Um 17 Uhr trafen wir uns wieder online, zehn Texte lagen ordentlich sortiert auf meinem virtuellen Schreibtisch, meine Haare waren gewaschen, alle pünktlich im Zoom Meeting, wir hatten keine Zeit zu verlieren. Vielleicht war’s der neunte oder zehnte Kurs, ich weiß also mittlerweile, was ich tue. „Ich teile nun meinen Bildschirm mit euch, damit ihr mitverfolgen könnt, wie ich arbeite.“ Ich drückte wie jedes Mal auf den Button „Bildschirm freigeben“, ein Fenster poppte auf und ich wusste in dieser Achtelsekunde, dass mein Abend gelaufen war. Nicht nur meiner, auch jener der zehn Teilnehmerinnen. Die Bildschirmfreigabe funktionierte nicht, was nicht an meinem technischen Unvermögen lag, wie sich nach anderthalb Stunden im eigenen Saft stehend raustellte. Wir erinnern uns, der nette Computerfreak im Dezember?! Und ich, die sich gegen einen neuen Laptop für 1500 Euro entschieden hatte und für das Installieren eines neuen Betriebssystems für 75 Euro. Das alleine wäre kein Problem gewesen, ich hätte bloß vor dem Kurs einmal die Systemeinstellungen/Datenschutz&Sicherheit updaten müssen. Das versuchte ich nun lässig live, es wurde nach einem Passwort gefragt, um den Schutz meiner Sicherheitseinstellung aufzuheben. Gib Dein Passwort ein, um dies zu erlauben, stand dort neben dem kleinen goldenen Schloss, das mich trennte von meiner noch einer Sekunde zuvor dagewesenen Souveränität. Von da an ging’s steil bergab mit mir und meiner Frisur. Ich sah mich von oben und hatte weder Zugang noch Einfluss auf meinen Hirninhalt. Sobald man mich nach einem Passwort fragt, friere ich ein. Während ich im Hintergrund immer wieder eine wahllose Buchstabenzahlenkombi eintippte, gab ich vordergründig vor, nicht den Verstand zu verlieren. Dabei war es längst geschehen. Eine der Kursteilnehmerinnen bot netterweise an, einen Link zu erstellen für eine alternative Plattform, Teams oder Google Meet. Wir versuchten es, gingen alle on- und offline, trafen uns wieder, wechselten zwischen den Hosts, aber mein Bildschirm ließ sich nicht teilen. Das ging sechzig Minuten lang so.

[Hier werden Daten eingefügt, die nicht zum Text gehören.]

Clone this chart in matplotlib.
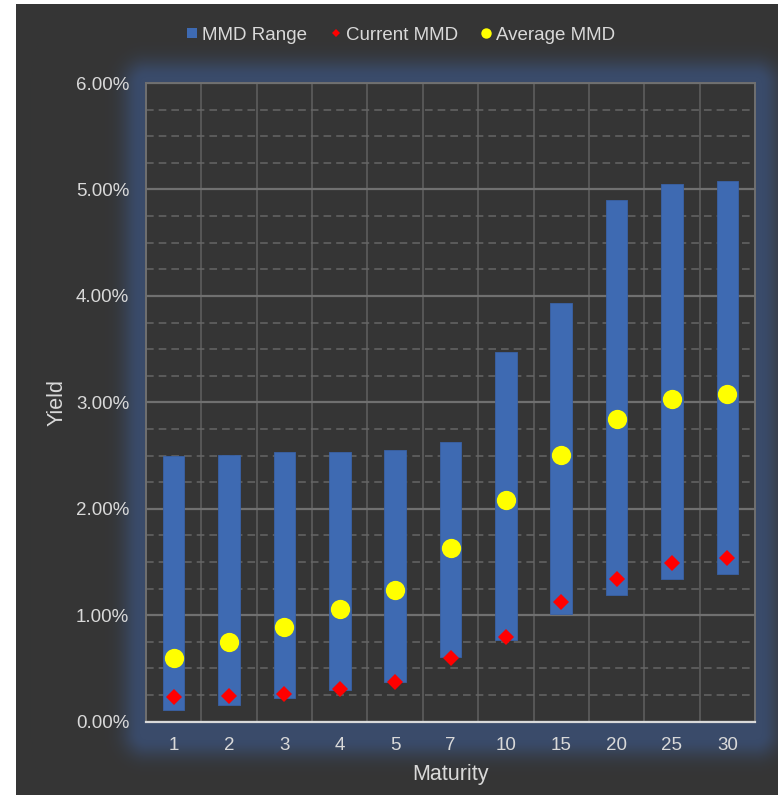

Ich erinnerte mich an das Pferdecoaching, das ich vor paar Jahren mal gemacht hatte. Bei Pferden ist innen wie außen, sie spiegeln menschliches Verhalten unverfälscht. Deswegen werden sie gerne eingesetzt als Entwicklungshelfer der eigenen Persönlichkeit. Damals bei dem Coaching im Reitstall ging es um berufliche Herausforderungen. Als ich an der Reihe war, sagte ich, dass ich unter Zeitdruck nicht mehr klar denken kann. Die beiden Coaches fragten, was ich mir von dem Workshop erhoffe und ich formulierte mein Ziel so: „Ich will unter erschwerten Bedingungen ruhig und fokussiert bleiben.“ Sie zogen sich kurz zurück und gaben mir dann meine Aufgabe: „Baue innerhalb von drei Minuten einen Parcours mit so vielen Stationen wie möglich!“ Und da war sie wieder: Die blanke Panik. Plus der Glaubenssatz, der mich unter Zeitmangel stets bombardiert: Du kannst direkt einpacken. Ich griff kopflos aus der Requisitenkiste zwei Kindertöpfchen, ein paar Seile, klemmte mir drei Verkehrshütchen und mehrere Schwimmnudeln unter den Arm. Kein Konzept, nur Herzrasen, Hektik und Schweißausbruch. Ich hätte nicht mal sicher sagen können, was ein Parcours überhaupt ist.